Tumen exhibition expresses passion for Jewish narrative
For more years than anyone can remember, a clutch of Jewish ritual objects sat in cases on the mezzanine of Goldfarb Library, an out-of-the-way location for an unremarked-upon selection from what is actually a jewel of Brandeis’ vast store of Judaica – the Bernice and Henry Tumen Collection.
Individual objects were interesting enough, but the exhibit lacked context and cohesion. Few people gave it a second look.
That all changed recently, as Zachary Albert, who received his master’s in Near Eastern and Judaic Studies this spring, unveiled a parting gift to the university – a refurbished, contextualized display with explanatory wall panels and QR codes for quick access to additional information. Now the exhibit suggests motivations and influences that shaped the spice boxes, Kiddush cups, Torah pointers, menorahs and other objects.
Nor is Albert’s contribution limited to what you can see there. He also photographed the entire 177-object Tumen Collection and created an online finding aid.
Albert, who wrote his master’s thesis on museum narratives of the Holocaust, has concerned himself with museum exhibits and their impacts from an early age.
“I went to school in Allen, Texas,” the only Jew in his school, he said during a chat as the new exhibit went up. “There was a sixth-grade trip to the holocaust museum in Dallas, and I was nervous that people would be watching me, asking each other ‘How will he react?’ My Mom and I went a week before so I would not be overwhelmed.”
As it turned out, he was overwhelmed in a wholly different way. A group of survivors was in the museum when he went with his mother “and I loved them,” Albert recalls. “They were so warm, and I was amazed by what they had been through.”
As a result, he began volunteering at the museum. His interest in the Holocaust and Jewish artifacts blossomed into a bar mitzvah project through which he secured for the Dallas museum a Torah scroll from the Czech scrolls collection at London’s Westminster Synagogue, where Torahs looted and often desecrated by the Nazis are preserved.
A second-degree black belt, he staged a “board breakathon,” raising $7,000 to bring the Torah to this country. The story was chronicled in a film by Robert O. Curry, “Dancing with Torah.”
“I feel a loving burden from the survivors to tell the story after they are gone,” Albert said. “My generation will be the last to say they actually met a Holocaust survivor.”
Turning to the Tumen collection, he said that “a lot of these artifacts speak to living traditions that have gone through the filters of other cultures” – a reason for his arrangement of some of the pieces against a background of Christian and Muslim imagery.
The collection was assembled over many years by Dr. Henry J. Tumen and Bernice Tumen of Philadelphia. Dr.

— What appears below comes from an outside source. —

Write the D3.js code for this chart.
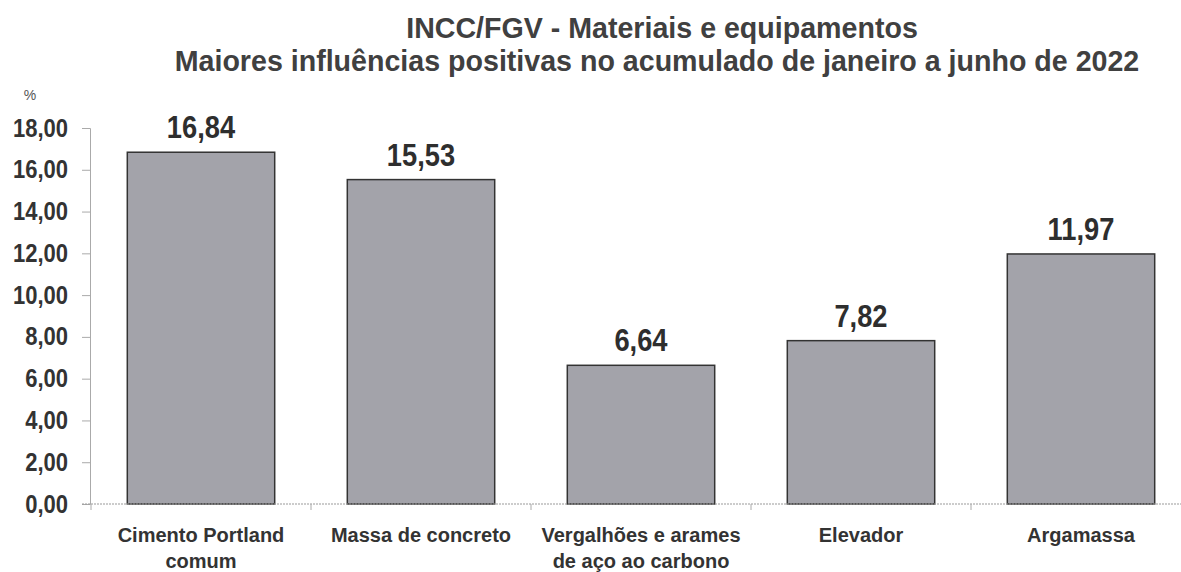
<!DOCTYPE html>
<meta charset="utf-8">
<script src="https://d3js.org/d3.v7.min.js"></script>
<style>
  body { margin: 0; background: #fff; }
  text { font-family: "Liberation Sans", Arial, sans-serif; fill: #333; }
</style>
<div id="chart"></div>
<script>
    // data
    var categories = [
        ["Cimento Portland", "comum"],
        ["Massa de concreto"],
        ["Vergalhões e arames", "de aço ao carbono"],
        ["Elevador"],
        ["Argamassa"]
    ];
    var values = [16.84, 15.53, 6.64, 7.82, 11.97];
    var yTicks = [0, 2, 4, 6, 8, 10, 12, 14, 16, 18];
    var titleLines = ["INCC/FGV - Materiais e equipamentos",
                      "Maiores influências positivas no acumulado de janeiro a junho de 2022"];

    var W = 1181, H = 572;
    var fmt = function (v) { return d3.format(".2f")(v).replace(".", ","); };

    // squeeze text a bit, the original uses a narrow face
    function narrow(sel, k) {
        sel.each(function () {
            var len = this.getComputedTextLength();
            d3.select(this).attr("textLength", len * k).attr("lengthAdjust", "spacingAndGlyphs");
        });
    }

    var svg = d3.select("#chart").append("svg")
        .attr("width", W).attr("height", H);

    var x = d3.scaleBand()
        .domain(d3.range(values.length))
        .range([91, 1191])
        .paddingInner(0.33)
        .paddingOuter(0.165);

    var y = d3.scaleLinear()
        .domain([0, 18])
        .range([504, 128]);

    // title
    svg.selectAll(".title")
        .data(titleLines)
        .enter().append("text")
        .attr("class", "title")
        .attr("x", function (d, i) { return i ? 657 : 662; })
        .attr("y", function (d, i) { return 38 + i * 33; })
        .attr("text-anchor", "middle")
        .style("font-weight", "bold")
        .style("font-size", "28.6px")
        .style("fill", "#404040")
        .text(function (d) { return d; });

    // % label
    svg.append("text")
        .attr("x", 30).attr("y", 100)
        .attr("text-anchor", "middle")
        .style("font-size", "14px")
        .style("fill", "#555")
        .text("%");

    // Y axis
    var yAxis = svg.append("g")
        .attr("transform", "translate(90,0)")
        .call(d3.axisLeft(y).tickValues(yTicks).tickFormat(fmt).tickSize(8).tickPadding(14));
    yAxis.select(".domain").attr("stroke", "#aaa");
    yAxis.selectAll(".tick line").attr("stroke", "#aaa");
    yAxis.selectAll(".tick text")
        .style("font-size", "25px")
        .style("font-weight", "bold")
        .style("fill", "#333")
        .call(narrow, 0.88);

    // bars
    svg.append("g")
        .selectAll("rect")
        .data(values)
        .enter().append("rect")
        .attr("x", function (d, i) { return x(i); })
        .attr("y", function (d) { return y(d); })
        .attr("width", x.bandwidth())
        .attr("height", function (d) { return y(0) - y(d); })
        .attr("fill", "#a3a3aa")
        .attr("stroke", "#333")
        .attr("stroke-width", 1.5);

    // value labels
    svg.append("g")
        .selectAll("text")
        .data(values)
        .enter().append("text")
        .attr("x", function (d, i) { return x(i) + x.bandwidth() / 2; })
        .attr("y", function (d) { return y(d) - 14; })
        .attr("text-anchor", "middle")
        .style("font-size", "31px")
        .style("font-weight", "bold")
        .style("fill", "#2e2e2e")
        .text(fmt)
        .call(narrow, 0.88);

    // x axis baseline (dotted) and category boundary ticks
    svg.append("line")
        .attr("x1", 82).attr("x2", W)
        .attr("y1", y(0)).attr("y2", y(0))
        .attr("stroke", "#999")
        .attr("stroke-dasharray", "2,1");
    svg.append("g")
        .selectAll("line")
        .data(d3.range(values.length + 1))
        .enter().append("line")
        .attr("x1", function (i) { return x.range()[0] + i * x.step(); })
        .attr("x2", function (i) { return x.range()[0] + i * x.step(); })
        .attr("y1", y(0)).attr("y2", y(0) + 6)
        .attr("stroke", "#aaa");

    // category labels
    var cat = svg.append("g")
        .selectAll("text")
        .data(categories)
        .enter().append("text")
        .attr("x", function (d, i) { return x(i) + x.bandwidth() / 2; })
        .attr("y", 542)
        .attr("text-anchor", "middle")
        .style("font-size", "20px")
        .style("font-weight", "bold")
        .style("fill", "#333");
    cat.selectAll("tspan")
        .data(function (d) { return d; })
        .enter().append("tspan")
        .attr("x", function () { return this.parentNode.getAttribute("x"); })
        .attr("dy", function (d, i) { return i ? 26 : 0; })
        .text(function (d) { return d; });
</script>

Tumen, who died in 1994, was a gastroenterologist, professor of medicine, and the chairman of the Department of Medicine at the Graduate School of Medicine and Graduate Hospital of the University of Pennsylvania.
Most pieces in the collection are from the 19th and 20th centuries, but some are ancient – as far back as the 2nd century. The collection was given to the Rose Art Museum in 1981, and is now under the care of the university’s Archives and Special Collections Department.
When he took leave of Brandeis in late June, Albert was headed for Poland, where he will be one of 10 graduate students participating in the Auschwitz Jewish Center Fellows Program this summer. He then will become education and public engagement coordinator for the Los Angeles Museum of the Holocaust.